Infancia, divino tesoro; más preciado que las perlas, tan valioso y codiciado como el oro, infancia que no entiende de venenos ni de dimes y diretes; infancia que únicamente aporta su ilusión y sus ganas de participar en la Semana Santa como solo los niños pueden entenderla, sin protagonismos ni aires de grandeza; desde los primeros tramos, abriendo nuestros cortejos, dónde no se escuchan las bandas y sólo se oye un murmullo de espera en las aceras.

Son la semilla, el fruto de nuestras enseñanzas, de nuestras tradiciones, el futuro que ante todo está siendo el presente, porque ahora es cuando empiezan a hacer suya esta fiesta, a sentirla y a vivirla a flor de piel, esperándola impacientemente, contando los días que faltan para ver su túnica planchada y colgada de la puerta de su habitación, lista para ser enfundada en una tarde cualquiera de nuestra semana mágica.

Qué escalofrío se siente al echar la vista atrás, y recordar como fue aquella primera vez en la que sostuvimos de manera nerviosa un cirio entre nuestras manos, deseando encender su mecha para dar cera a todo aquel que nos la pidiera, o el momento en el que regalamos nuestra primera estampita, con la misma ilusión que la de ese otro niño que la recibía con una sonrisa nerviosa.

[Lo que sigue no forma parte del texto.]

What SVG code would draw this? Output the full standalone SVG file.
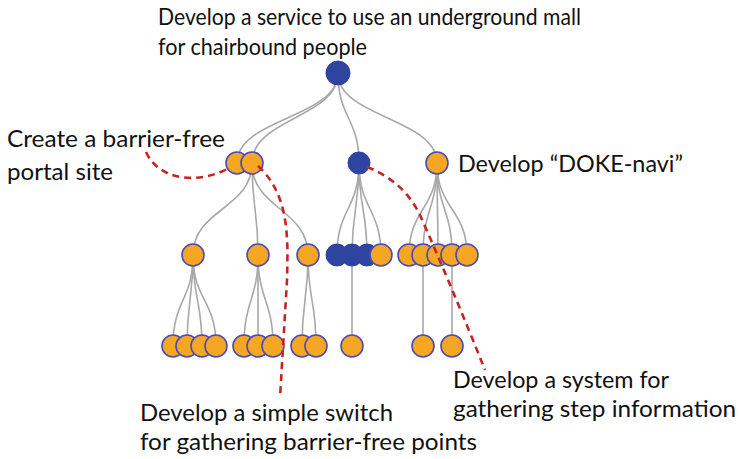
<svg xmlns="http://www.w3.org/2000/svg" width="739" height="459" viewBox="0 0 739 459">
<style>
.lbl{font-family:Lato,"Open Sans","Liberation Sans",sans-serif;font-size:24px;fill:#111}
.e{fill:none;stroke:#a8a8a8;stroke-width:1.6}
.o{fill:#f5a623;stroke:#4b4ab8;stroke-width:1.6}
.b{fill:#2f44a0;stroke:#2f44a0;stroke-width:1}
.r{fill:none;stroke:#c9231f;stroke-width:2.6;stroke-dasharray:7,5}
</style>
<rect width="739" height="459" fill="#fff"/>
<g id="connectors">
<path class="e" d="M338,73 C338,118 237,118 237,163"/>
<path class="e" d="M338,73 C338,118 252,118 252,163"/>
<path class="e" d="M338,73 C338,118 359,118 359,163"/>
<path class="e" d="M338,73 C338,118 437,118 437,163"/>
<path class="e" d="M252,163 C252,209 193,209 193,255"/>
<path class="e" d="M252,163 C252,209 258,209 258,255"/>
<path class="e" d="M252,163 C252,209 308,209 308,255"/>
<path class="e" d="M359,163 C359,209 337,209 337,255"/>
<path class="e" d="M359,163 C359,209 352,209 352,255"/>
<path class="e" d="M359,163 C359,209 367,209 367,255"/>
<path class="e" d="M359,163 C359,209 381,209 381,255"/>
<path class="e" d="M437,163 C437,209 409,209 409,255"/>
<path class="e" d="M437,163 C437,209 423,209 423,255"/>
<path class="e" d="M437,163 C437,209 438,209 438,255"/>
<path class="e" d="M437,163 C437,209 452,209 452,255"/>
<path class="e" d="M437,163 C437,209 467,209 467,255"/>
<path class="e" d="M193,255 C193,300 173,300 173,346"/>
<path class="e" d="M193,255 C193,300 187,300 187,346"/>
<path class="e" d="M193,255 C193,300 202,300 202,346"/>
<path class="e" d="M193,255 C193,300 216,300 216,346"/>
<path class="e" d="M258,255 C258,300 244,300 244,346"/>
<path class="e" d="M258,255 C258,300 258,300 258,346"/>
<path class="e" d="M258,255 C258,300 273,300 273,346"/>
<path class="e" d="M308,255 C308,300 302,300 302,346"/>
<path class="e" d="M308,255 C308,300 316,300 316,346"/>
<path class="e" d="M352,255 L352,346"/>
<path class="e" d="M423,255 L423,346"/>
<path class="e" d="M452,255 L452,346"/>
</g>
<g id="root"><circle class="b" cx="338" cy="73" r="12"/></g>
<g id="n1a"><circle class="o" cx="237" cy="163" r="11"/></g>
<g id="n1b"><circle class="o" cx="252" cy="163" r="11"/></g>
<g id="n1c"><circle class="b" cx="359" cy="163" r="11"/></g>
<g id="n1d"><circle class="o" cx="437" cy="163" r="11"/></g>
<g id="n2-1"><circle class="o" cx="193" cy="255" r="11"/></g>
<g id="n2-2"><circle class="o" cx="258" cy="255" r="11"/></g>
<g id="n2-3"><circle class="o" cx="308" cy="255" r="11"/></g>
<g id="n2-4"><circle class="b" cx="337" cy="255" r="11"/></g>
<g id="n2-5"><circle class="b" cx="352" cy="255" r="11"/></g>
<g id="n2-6"><circle class="b" cx="367" cy="255" r="11"/></g>
<g id="n2-7"><circle class="o" cx="381" cy="255" r="11"/></g>
<g id="n2-8"><circle class="o" cx="409" cy="255" r="11"/></g>
<g id="n2-9"><circle class="o" cx="423" cy="255" r="11"/></g>
<g id="n2-10"><circle class="o" cx="438" cy="255" r="11"/></g>
<g id="n2-11"><circle class="o" cx="452" cy="255" r="11"/></g>
<g id="n2-12"><circle class="o" cx="467" cy="255" r="11"/></g>
<g id="n3-1"><circle class="o" cx="173" cy="346" r="11"/></g>
<g id="n3-2"><circle class="o" cx="187" cy="346" r="11"/></g>
<g id="n3-3"><circle class="o" cx="202" cy="346" r="11"/></g>
<g id="n3-4"><circle class="o" cx="216" cy="346" r="11"/></g>
<g id="n3-5"><circle class="o" cx="244" cy="346" r="11"/></g>
<g id="n3-6"><circle class="o" cx="258" cy="346" r="11"/></g>
<g id="n3-7"><circle class="o" cx="273" cy="346" r="11"/></g>
<g id="n3-8"><circle class="o" cx="302" cy="346" r="11"/></g>
<g id="n3-9"><circle class="o" cx="316" cy="346" r="11"/></g>
<g id="n3-10"><circle class="o" cx="352" cy="346" r="11"/></g>
<g id="n3-11"><circle class="o" cx="423" cy="346" r="11"/></g>
<g id="n3-12"><circle class="o" cx="452" cy="346" r="11"/></g>
<g id="callouts">
<path class="r" d="M146,152 C160,182 200,184 229,168"/>
<path class="r" d="M258,166 C290,195 288,240 287,280 L280,398"/>
<path class="r" d="M367,167 C395,178 410,195 420,215 C440,260 465,320 485,370"/>
</g>
<g id="labels">
<text class="lbl" x="158" y="25" textLength="423" lengthAdjust="spacingAndGlyphs">Develop a service to use an underground mall</text>
<text class="lbl" x="158" y="55" textLength="209" lengthAdjust="spacingAndGlyphs">for chairbound people</text>
<text class="lbl" x="7" y="147" textLength="218" lengthAdjust="spacingAndGlyphs">Create a barrier-free</text>
<text class="lbl" x="7" y="180" textLength="106" lengthAdjust="spacingAndGlyphs">portal site</text>
<text class="lbl" x="458" y="172" textLength="225" lengthAdjust="spacingAndGlyphs">Develop “DOKE-navi”</text>
<text class="lbl" x="453" y="388" textLength="216" lengthAdjust="spacingAndGlyphs">Develop a system for</text>
<text class="lbl" x="453" y="417" textLength="283" lengthAdjust="spacingAndGlyphs">gathering step information</text>
<text class="lbl" x="140" y="421" textLength="253" lengthAdjust="spacingAndGlyphs">Develop a simple switch</text>
<text class="lbl" x="140" y="450" textLength="337" lengthAdjust="spacingAndGlyphs">for gathering barrier-free points</text>
</g>
</svg>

Qué escalofrío se siente al pensar que esa inocencia que ellos ahora poseen, se irá deshojando con el paso de los años, aparcándose en una esquina de la alacena, esa misma esquina en la que se quedan el capirote y la capa cuando ya nos están pequeños, en la que se amontonan pares de guantes que ya no volveremos a colocarnos, y en la que se quedarán para siempre aquellos recuerdos de un tiempo pasado, que a veces debemos evocar los mayores, para transmitirles a nuestros pequeños lo verdaderamente importante, vivir la Semana Santa de manera que parezca que el tiempo no transcurre, que se encuentra detenido, para que todas las veces sean como esa primera vez.